Shortly before 1600 the States of Holland and of Zeeland issued octrooien (charters) exclusively for voyages to distant destinations to some private companies formed by citizens of various cities in these provinces. One of them, the famous expedition onder the command of Willem Barentsz to discover the Northeast Passage to the East Indies, ended in a long winter of suffering by Barentsz and his crew in 1596-1597 on "Nova Zembla". However, most other trips to Africa and the Far East were successful and profitable. Indeed, some expeditions made an average annual profit of 27%.13
VOC
As early as 1598 the States General, led by Johan van Oldenbarnevelt, expressed its concern that so many mutually competing private expeditions and companies would undermine "the common wealth" and become an easy prey for the Dutch public enemy, i.e. the Spanish and Portuguese governments that treated the Indies trade as a state monopoly and defended their claims against rivals. Thanks to the foresight and diplomatie efforts of Van Oldenbarnevelt, the city companies of Amsterdam, Rotterdam, Middelburg, Delft, Hoorn and Enkhuizen finally merged into one big Vereenigde Oost-Indische Compagnie (VOC/Dutch East India Company). To encourage the board members of the separate, profitable city companies to cooperate, they were given far-reaching powers. These cities appointed seventeen directors (de Heeren Zeventien). For the first time, they were appointed for life and were not liable for the VOC's debts.14
Johan van Oldenbarnevelt, one of the stroregest statesmen the Dutch have ever had, used the existing system of polders and the voor compagnieën (precompanies). He convinced the States General to grant the VOC an octrooi giving the company the exclusive right to trade and deal with the East Indies and the whole area of the Indian Ocean, including the power to represent the Republic there in dealings with foreign heads of state, and the right to take military action and set up and administer new colonies. Unlike the polder boards, there was no government representation on the board of the VOC.15 However, under the "octrooi" the States General did reserve the right to instruct the board on specific matters of public policy in the colonies. As a result, the Heeren Zeventien were also responsible for running Dutch foreign policy in the East Indies and performing all the tasks of a government, including matters of war and peace.16
VOC in the 18th century
The VOC stagnated in the 18th century. The investors were paid dividends, but no new capital was raised. At the end of the 18th century the political and economie life of the once so vigorous Dutch Republic was beset by interaal troubles and neighbouring predators. Whereas the Netherlands had accounted for 40% of world shipping in the 17th century, this fell to 12% in the 18th century.17 The VOC sank into bankruptcy and was taken over by the State in 1798 and then dissolved.

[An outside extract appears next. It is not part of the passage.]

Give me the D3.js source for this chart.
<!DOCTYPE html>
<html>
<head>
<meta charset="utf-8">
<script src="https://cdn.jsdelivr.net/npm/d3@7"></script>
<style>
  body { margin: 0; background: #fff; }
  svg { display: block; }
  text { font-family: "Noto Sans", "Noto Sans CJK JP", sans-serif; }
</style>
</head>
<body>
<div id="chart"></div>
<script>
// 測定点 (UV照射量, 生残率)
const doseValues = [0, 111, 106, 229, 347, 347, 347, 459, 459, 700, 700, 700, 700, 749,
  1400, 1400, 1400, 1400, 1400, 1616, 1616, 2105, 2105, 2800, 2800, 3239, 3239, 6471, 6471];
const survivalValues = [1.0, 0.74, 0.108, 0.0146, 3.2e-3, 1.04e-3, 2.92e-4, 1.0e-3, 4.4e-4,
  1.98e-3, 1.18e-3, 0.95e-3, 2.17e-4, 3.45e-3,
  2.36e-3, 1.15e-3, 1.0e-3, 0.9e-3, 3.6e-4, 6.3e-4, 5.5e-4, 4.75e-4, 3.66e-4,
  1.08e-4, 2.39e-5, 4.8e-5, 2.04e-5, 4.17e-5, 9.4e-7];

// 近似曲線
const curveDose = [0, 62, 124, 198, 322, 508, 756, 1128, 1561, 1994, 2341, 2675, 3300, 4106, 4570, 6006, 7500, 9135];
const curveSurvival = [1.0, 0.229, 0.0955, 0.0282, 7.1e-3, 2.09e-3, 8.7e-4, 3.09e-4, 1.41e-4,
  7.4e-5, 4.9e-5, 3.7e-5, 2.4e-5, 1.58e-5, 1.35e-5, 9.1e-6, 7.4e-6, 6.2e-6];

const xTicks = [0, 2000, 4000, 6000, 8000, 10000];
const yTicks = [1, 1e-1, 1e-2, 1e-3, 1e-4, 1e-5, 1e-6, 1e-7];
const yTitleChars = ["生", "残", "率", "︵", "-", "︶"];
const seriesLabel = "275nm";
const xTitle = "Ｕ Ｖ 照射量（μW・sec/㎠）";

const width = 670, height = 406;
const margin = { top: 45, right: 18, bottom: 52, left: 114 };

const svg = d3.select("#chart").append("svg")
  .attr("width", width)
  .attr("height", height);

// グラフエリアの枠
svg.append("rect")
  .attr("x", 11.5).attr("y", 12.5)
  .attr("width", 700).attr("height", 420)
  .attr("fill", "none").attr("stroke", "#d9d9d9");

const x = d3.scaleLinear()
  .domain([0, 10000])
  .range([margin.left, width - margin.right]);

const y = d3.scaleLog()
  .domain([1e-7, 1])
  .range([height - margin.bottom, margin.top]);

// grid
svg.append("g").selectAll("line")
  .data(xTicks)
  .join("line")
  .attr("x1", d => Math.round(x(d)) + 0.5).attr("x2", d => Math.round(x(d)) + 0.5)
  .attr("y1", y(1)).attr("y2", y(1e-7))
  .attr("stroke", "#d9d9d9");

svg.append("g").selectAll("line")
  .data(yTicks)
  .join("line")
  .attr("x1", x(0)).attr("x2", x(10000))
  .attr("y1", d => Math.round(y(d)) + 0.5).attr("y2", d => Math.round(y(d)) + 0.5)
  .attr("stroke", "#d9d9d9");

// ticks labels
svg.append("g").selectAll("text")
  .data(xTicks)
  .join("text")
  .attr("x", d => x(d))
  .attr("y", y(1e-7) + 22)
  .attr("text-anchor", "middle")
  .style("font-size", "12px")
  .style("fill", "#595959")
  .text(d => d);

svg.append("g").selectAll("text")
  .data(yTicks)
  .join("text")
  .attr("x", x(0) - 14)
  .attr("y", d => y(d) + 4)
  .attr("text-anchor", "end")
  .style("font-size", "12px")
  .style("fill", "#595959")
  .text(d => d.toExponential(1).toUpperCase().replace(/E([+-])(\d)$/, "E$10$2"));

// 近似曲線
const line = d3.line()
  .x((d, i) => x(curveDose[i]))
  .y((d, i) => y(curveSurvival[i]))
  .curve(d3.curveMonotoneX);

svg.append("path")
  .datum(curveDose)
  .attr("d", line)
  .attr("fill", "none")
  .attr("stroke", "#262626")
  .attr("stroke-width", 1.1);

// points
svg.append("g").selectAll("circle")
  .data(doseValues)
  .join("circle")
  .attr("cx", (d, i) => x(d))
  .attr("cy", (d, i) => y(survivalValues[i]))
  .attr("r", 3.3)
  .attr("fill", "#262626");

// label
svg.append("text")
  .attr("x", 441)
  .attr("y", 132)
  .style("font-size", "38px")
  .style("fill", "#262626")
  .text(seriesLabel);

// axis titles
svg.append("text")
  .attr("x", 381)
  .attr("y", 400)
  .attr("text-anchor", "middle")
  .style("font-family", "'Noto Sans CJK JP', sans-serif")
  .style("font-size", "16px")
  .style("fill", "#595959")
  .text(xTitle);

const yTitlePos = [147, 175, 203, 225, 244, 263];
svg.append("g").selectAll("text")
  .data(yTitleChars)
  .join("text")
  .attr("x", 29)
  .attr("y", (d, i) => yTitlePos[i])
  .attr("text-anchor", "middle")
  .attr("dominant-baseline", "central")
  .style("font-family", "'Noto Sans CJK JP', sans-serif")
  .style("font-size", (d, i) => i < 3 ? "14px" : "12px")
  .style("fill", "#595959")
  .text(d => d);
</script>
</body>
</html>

19th century: shipping from zero back to leader again
During the Napoleonic period from 1795 to 1813 the British navy blockaded the whole European continent and no overseas voyages were possible.18 Shipbuilding started up again in Rotterdam and Amsterdam in the 1820s. At this time shipyards that would later become household names, for example Roentgen, Ruys, Van Ommeren, Van Vlissingen and Smit, were still building only sailing ships.19 In the aftermath of the Napoleonic upheavals the Republic of the Seven United Provinces had become the Kingdom of the Netherlands. Its first king, Willem I, descendant of the "stadhouders" from the House of Orange, known as the merchant king, took the initiative in establishing a general trading and manufacturing company known as the Nederlandsche Handel-Maatschappij. One of its tasks was to promote shipbuilding.20 When the Suez Canal opened in 1869 it became more attractive to operate steamships on the East Indies route as the distance had been cut.21 True to the saying "navigare necesse est",22 the Dutch quickly recovered their predominant position in shipping. By 1910 the tonnage of steam-powered vessels sailing onder the Dutch flag exceeded even that of the UK, and was well ahead of each of the US, France and Germany. Coal mines in the area of South-Limburg from 1900 onwards became a source of wealth and a driver of industrial development.23 The old entrepreneurial spirit flowered again. In shipping, for example, companies joined forces to avoid being taken over.24 Shipping and the cargo business preceded the development of Dutch industry in the 20th century. In the wake of shipping followed new companies such as Royal Dutch Petroleum, Dutch breweries and tobacco manufacturers, Unilever, Philips and KLM, all of which became major international companies and were often dependent on the links with the Dutch colonies.25
Canals and further land reclamation
In the 19th century wider and deeper canals and waterways were dug to develop the Netherlands as a distribution hub of northern Europe. Other projects included the creation of new polders such as the Wilhelminapolder,26 where a group of investors established a model farm for some farmers, and the Haarlemmermeerpolder,27 where Schiphol Airport is now located. The construction of the Afsluitdijk (barrier dam) and the creation of huge polders in the resulting inland lake were planned by Lely in 1880 and the project was completed in 1950.28
Water, an important foe and friend
Water has always been an important factor in the Dutch way of life. The seas gave them freedom. Water had to be "domesticated". It helped the Dutch to defend themselves when their freedom was threatened. Their fight for independence from the Spanish who tried to suppress the rise of reformative religious movements in the Eighty Years' War from 1568 to 1648 started with an invasion mounted by irregular Dutch seamen who had fled to friendly English ports and returned suddenly to capture the little town of Den Briel on 1 April 1572. This was the first victory in the Eighty Years' War, and the Watergeuzen (Sea Beggars) as they were dubbed passed into legend. 1 April is still celebrated as April Fools' Day, i.e. the day on which the Watergeuzen fooled their oppressors, the Spanish. In 1574 the city of Leiden breached its dikes in order to inundate the surrounding area and create a barrier against the Spanish army. In the 17th century the Dutch fought many battles, nearly all of them at sea. When the French armies invaded the Republic in 1672, the provinces of Holland and Zeeland opened the dikes along their eastern borders and withdrew their forces behind a barrier of water. The French never occupied these provinces. However, water could just as easily be a foe as a friend and continued to pose a threat to the polders and riverside towns. After the disastrous floods of 1953 the Dutch had to raise the height of their dikes yet again.